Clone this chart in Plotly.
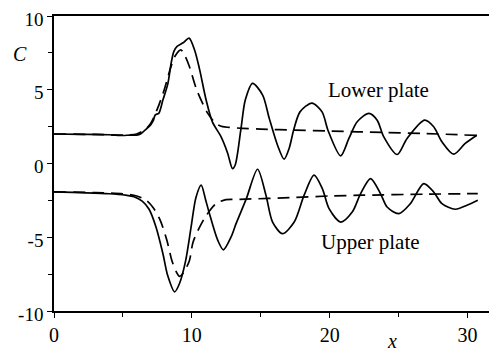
import plotly.graph_objects as go

# Lower plate, solid
lower_solid_x = [0, 2, 4, 5.0, 5.5, 6.0, 6.3, 6.6, 7.0, 7.2, 7.35, 7.6, 7.9, 8.26, 8.5, 8.7, 8.95, 9.4, 9.8,
                 10.2, 10.56, 11.04, 11.5, 12.1, 12.6, 12.95, 13.15, 13.57, 13.88, 14.41, 15.14, 15.62, 16.22,
                 16.7, 17.06, 17.4, 17.85, 18.72, 19.45, 19.9, 20.8, 21.4, 22.0, 22.85, 23.45, 23.93, 24.9,
                 25.62, 26.9, 27.55, 28.15, 29.0, 29.84, 30.68]
lower_solid_y = [2.0, 1.98, 1.95, 1.9, 1.93, 1.92, 2.02, 2.26, 2.6, 2.9, 3.3, 3.4, 4.3, 5.4, 6.8, 7.6, 7.95, 8.2, 8.5,
                 7.7, 6.4, 4.3, 2.8, 1.85, 0.7, -0.35, -0.1, 2.38, 4.3, 5.43, 4.64, 3.06, 1.24,
                 0.29, 1.02, 2.3, 3.5, 4.1, 3.5, 2.2, 0.52, 1.7, 2.83, 3.4, 2.94, 1.81, 0.61,
                 1.7, 2.94, 2.49, 1.47, 0.63, 1.36, 1.92]

# Lower plate, dashed
lower_dash_x = [0, 3, 5, 6, 6.6, 7.0, 7.5, 8.0, 8.5, 8.8, 9.2, 9.5, 9.83, 10.36, 11.16, 11.76, 12.24, 12.7,
                13.69, 15, 17.5, 20, 24, 27, 30.7]
lower_dash_y = [2.0, 1.97, 1.93, 2.0, 2.3, 2.7, 3.7, 5.0, 6.6, 7.3, 7.7, 7.3, 6.56, 4.98, 3.4, 2.7, 2.5, 2.45,
                2.38, 2.33, 2.26, 2.2, 2.1, 2.03, 1.9]

# Upper plate, solid
upper_solid_x = [0, 2, 4, 5.2, 5.8, 6.4, 6.9, 7.4, 7.9, 8.25, 8.75, 9.1, 9.55, 9.95, 10.3, 10.68, 11.0, 11.28,
                 11.88, 12.29, 12.85, 13.21, 13.95, 14.77, 15.38, 15.86, 16.58, 17.43, 18.15, 18.87, 19.47,
                 19.96, 20.8, 21.64, 22.25, 22.97, 23.69, 24.17, 25.02, 25.86, 26.83, 27.55, 28.15, 29.12,
                 29.96, 30.75]
upper_solid_y = [-1.93, -1.98, -2.05, -2.15, -2.25, -2.55, -3.1, -4.3, -6.1, -7.6, -8.7, -8.15, -6.6, -4.3, -2.3,
                 -1.47, -2.45, -3.4, -5.2, -5.85, -4.98, -4.08, -2.4, -0.39, -2.15, -3.97, -4.76, -3.97, -2.15,
                 -0.79, -1.7, -3.06, -3.97, -3.29, -2.04, -1.02, -2.04, -2.95, -3.4, -2.72, -1.36, -1.93,
                 -2.72, -3.1, -2.83, -2.49]

# Upper plate, dashed
upper_dash_x = [0, 3, 5, 6.0, 6.7, 7.2, 7.71, 8.19, 8.55, 8.85, 9.11, 9.4, 9.83, 10.1, 10.9, 11.76, 12.48,
                13.45, 17.5, 20, 22.4, 27, 30.75]
upper_dash_y = [-1.93, -1.97, -2.05, -2.2, -2.5, -3.0, -3.85, -5.2, -6.57, -7.3, -7.65, -7.4, -6.57, -5.3,
                -3.74, -2.72, -2.45, -2.43, -2.3, -2.2, -2.15, -2.08, -2.04]

x_ticks = [0, 10, 20, 30]
x_ticklabels = ["0", "10", "20", "30"]
x_minor = [5, 15, 25]
y_ticks = [-10, -5, 0, 5, 10]
y_ticklabels = ["-10", "-5", "0", "5", "10"]
y_minor = [-7.5, -2.5, 2.5, 7.5]

FONT = "Liberation Serif, Times New Roman, serif"

fig = go.Figure()
for xs, ys, dash in [(lower_solid_x, lower_solid_y, "solid"), (lower_dash_x, lower_dash_y, "12px,7px"),
                     (upper_solid_x, upper_solid_y, "solid"), (upper_dash_x, upper_dash_y, "12px,7px")]:
    fig.add_trace(go.Scatter(x=xs, y=ys, mode="lines",
                             line=dict(color="black", width=1.7, dash=dash, shape="spline", smoothing=0.8),
                             showlegend=False, hoverinfo="skip"))

axis_common = dict(showline=True, linecolor="black", linewidth=1.5, mirror=True, showgrid=False,
                   zeroline=False, ticks="outside", ticklen=5, tickwidth=1.3, tickcolor="black",
                   automargin=False, ticklabeloverflow="allow")

fig.update_xaxes(range=[0, 32], tickmode="array", tickvals=x_ticks, ticktext=x_ticklabels,
                 tickfont=dict(family=FONT, size=20, color="black"),
                 minor=dict(tickmode="array", tickvals=x_minor, ticks="outside", ticklen=4,
                            tickwidth=1.3, tickcolor="black", showgrid=False),
                 **axis_common)
fig.update_yaxes(range=[-10, 10], tickmode="array", tickvals=y_ticks, ticktext=y_ticklabels,
                 tickfont=dict(family=FONT, size=19, color="black"), ticklabelshift=3,
                 minor=dict(tickmode="array", tickvals=y_minor, ticks="outside", ticklen=4,
                            tickwidth=1.3, tickcolor="black", showgrid=False),
                 **axis_common)

ann = dict(showarrow=False, xanchor="center", yanchor="middle")
fig.add_annotation(x=23.55, y=4.97, xref="x", yref="y", text="Lower plate",
                   font=dict(family=FONT, size=21, color="black"), **ann)
fig.add_annotation(x=22.97, y=-5.35, xref="x", yref="y", text="Upper plate",
                   font=dict(family=FONT, size=21, color="black"), **ann)
fig.add_annotation(x=-0.078, y=0.872, xref="paper", yref="paper", text="<i>C</i>",
                   font=dict(family=FONT, size=20, color="black"), **ann)
fig.add_annotation(x=0.766, y=-0.1458, xref="paper", yref="paper", text="<i>x</i>",
                   showarrow=False, xanchor="center", yanchor="bottom",
                   font=dict(family=FONT, size=20, color="black"))

# page body has an 8px margin, so the figure is sized/offset to put the plot frame where the reference has it
fig.update_layout(width=489, height=346, margin=dict(l=46, r=2, t=8, b=43, autoexpand=False),
                  plot_bgcolor="white", paper_bgcolor="white")

fig.write_html("out.html")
========
Repeat the listing above from its first line through the line that contains "-2.72, -3.1, -2.83, -2.49]", both included, and nothing more. Drop the pictures.

> Finished task:
Clone this chart in Plotly.
import plotly.graph_objects as go

# Lower plate, solid
lower_solid_x = [0, 2, 4, 5.0, 5.5, 6.0, 6.3, 6.6, 7.0, 7.2, 7.35, 7.6, 7.9, 8.26, 8.5, 8.7, 8.95, 9.4, 9.8,
                 10.2, 10.56, 11.04, 11.5, 12.1, 12.6, 12.95, 13.15, 13.57, 13.88, 14.41, 15.14, 15.62, 16.22,
                 16.7, 17.06, 17.4, 17.85, 18.72, 19.45, 19.9, 20.8, 21.4, 22.0, 22.85, 23.45, 23.93, 24.9,
                 25.62, 26.9, 27.55, 28.15, 29.0, 29.84, 30.68]
lower_solid_y = [2.0, 1.98, 1.95, 1.9, 1.93, 1.92, 2.02, 2.26, 2.6, 2.9, 3.3, 3.4, 4.3, 5.4, 6.8, 7.6, 7.95, 8.2, 8.5,
                 7.7, 6.4, 4.3, 2.8, 1.85, 0.7, -0.35, -0.1, 2.38, 4.3, 5.43, 4.64, 3.06, 1.24,
                 0.29, 1.02, 2.3, 3.5, 4.1, 3.5, 2.2, 0.52, 1.7, 2.83, 3.4, 2.94, 1.81, 0.61,
                 1.7, 2.94, 2.49, 1.47, 0.63, 1.36, 1.92]

# Lower plate, dashed
lower_dash_x = [0, 3, 5, 6, 6.6, 7.0, 7.5, 8.0, 8.5, 8.8, 9.2, 9.5, 9.83, 10.36, 11.16, 11.76, 12.24, 12.7,
                13.69, 15, 17.5, 20, 24, 27, 30.7]
lower_dash_y = [2.0, 1.97, 1.93, 2.0, 2.3, 2.7, 3.7, 5.0, 6.6, 7.3, 7.7, 7.3, 6.56, 4.98, 3.4, 2.7, 2.5, 2.45,
                2.38, 2.33, 2.26, 2.2, 2.1, 2.03, 1.9]

# Upper plate, solid
upper_solid_x = [0, 2, 4, 5.2, 5.8, 6.4, 6.9, 7.4, 7.9, 8.25, 8.75, 9.1, 9.55, 9.95, 10.3, 10.68, 11.0, 11.28,
                 11.88, 12.29, 12.85, 13.21, 13.95, 14.77, 15.38, 15.86, 16.58, 17.43, 18.15, 18.87, 19.47,
                 19.96, 20.8, 21.64, 22.25, 22.97, 23.69, 24.17, 25.02, 25.86, 26.83, 27.55, 28.15, 29.12,
                 29.96, 30.75]
upper_solid_y = [-1.93, -1.98, -2.05, -2.15, -2.25, -2.55, -3.1, -4.3, -6.1, -7.6, -8.7, -8.15, -6.6, -4.3, -2.3,
                 -1.47, -2.45, -3.4, -5.2, -5.85, -4.98, -4.08, -2.4, -0.39, -2.15, -3.97, -4.76, -3.97, -2.15,
                 -0.79, -1.7, -3.06, -3.97, -3.29, -2.04, -1.02, -2.04, -2.95, -3.4, -2.72, -1.36, -1.93,
                 -2.72, -3.1, -2.83, -2.49]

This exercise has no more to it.